Jakarta – Kampanye lembaga swadaya masyarakat (LSM) asing, seperti Greenpeace, terhadap industri sawit bagian dari persaingan dagang. Upaya sistematis ini berpotensi mengganggu kegiatan ekspor di sektor perkebunan, seperti kelapa sawit, yang menjadi komoditas strategis nasional.
Demikian dikemukakan Dirjen Perkebunan Kementerian Pertanian, Bambang, dalam pernyataan yang diterima di Jakarta, Rabu (26/9). “Memang itu semua (kampanye) target mereka. Ujungnya kepada persaingan bisnis. Ada kepentingan di balik itu semua,” kata Bambang.
Menurut dia, kampanye ini jelas mengganggu eksistensi Indonesia di pasar global mengingat ekspor produk perkebunan terus meningkat sepanjang dua tahun terakhir. Berdasarkan data Kementerian Pertanian, ekspor komoditas perkebunan tumbuh 26,5% menjadi Rp 432,4 triliun pada 2017. Jumlah ini lebih tinggi dibandingkan ekspor 2016 sebesar Rp 341,7 triliun.
Dari keseluruhan komoditas perkebunan, kontribusi sawit terhadap ekspor perkebunan terbilang tinggi, ada pertumbuhan 25,8% dari Rp 241,9 triliun menjadi Rp 307,4 triliun pada 2017. “Kampanye LSM ini merupakan bagian dari genderang, yang sengaja mereka ciptakan. Jelas kampanye ini mengganggu eksistensi ekspor kita,”jelasnya.
Hal ini untuk menanggapi kampanye Greenpeace dan Boomerang melalui tindakan menduduki kapal penyuplai sawit dan tanki sawit salah satu kelompok usaha sawit di Bitung, Sumatera Utara. Dalam kampanye ini, produsen sawit dituduh menghasilkan minyak “sawit kotor” karena dituding menghancurkan hutan di Kalimantan dan Papua.
Bambang menyayangkan aksi ini karena selama ini pemerintah sudah melalukan perbaikan tata kelola kebun seperti pengumpulan data kebun, mewajibkan pembangunan plasma, kewajiban sertifikasi Indonesian Sustainable Palm Oil (ISPO) kepada perusahaan, dan sistem perizinan usaha kebun. Terkait permintaan kebertelusuran (traceability), dikatakan Bambang, persoalan sawit rakyat di kawasan hutan masih tinggi.
“Kalau traceability tetap dijalankan, bisa rawan gesekan sosial di masyarakat. Jadi, jangan asal bicara traceability juga,” paparnya.
Persulit Lobi Pemerintah
Pengamat kehutanan dari IPB, Yanto Santosa mengatakan, kampanye Greenpeace dapat berakibat buruk bagi industri, apabila pihak Eropa percaya kampanye tadi. Akibatnya, pemerintah semakin sulit melobi dalam upaya mempermudah ekspor sawit ke Eropa.

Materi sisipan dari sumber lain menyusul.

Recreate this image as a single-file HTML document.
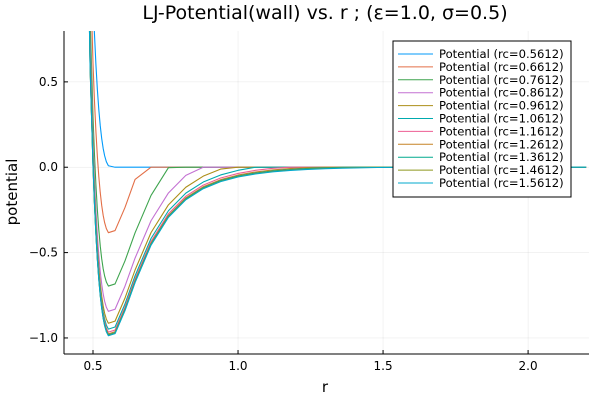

Dalam hal ini, kata Yanto, tidak boleh ada intervensi LSM terhadap pengelolaan hutan di Indonesia. Makanya, bukan kewajiban pemerintah untuk mendengar kampanye tersebut. “Di lain pihak, kampanye ini dapat dilawan melalui riset ilmiah. Untuk menjawab tuduhan deforestasi yang dilakukan perusahaan,” kata Yanto. Kalangan petani menilai kampanye Greenpeace akan mematikan jutaan petani sawit di Indonesia mengingat harga sawit sedang terjerembab di sejumlah daerah sentra sawit.
Setiyono, Ketua Umum Asosiasi Petani Kelapa Sawit Perusahaan Inti Rakyat (Aspekpir) Indonesia, menuturkan, jika ada LSM yang ingin mematikan komoditas kelapa sawit, itu sama saja mematikan petani kelapa sawit. Bukan hanya itu, jika komoditas kelapa sawit di Indonesia mati, maka ada jutaan petani dan pekerja baik di on-farm ataupun off-farm yang juga akan mati.
“Sebab jika komoditas kelapa sawit mati mungkin perusahaan akan dengan mudah menggantikan bisnisnya dengan bisnis yang lain,” ujarnya.
Setiyono mengatakan sebuah LSM telah menuduh bahwa komoditas kelapa sawit tidak sustainable (keberlanjutan) maka yang terkena dampaknya bukan hanya perusahaan atau industrinya, tapi petaninya pun terkena dampaknya. Oleh karena itu, dia menegaskan jangan pernah ada niatan untuk membunuh komoditas kelapa sawit di Indonesia, karena bisa memukul ke semua sektor, termasuk dapat menurunkan devisa negara.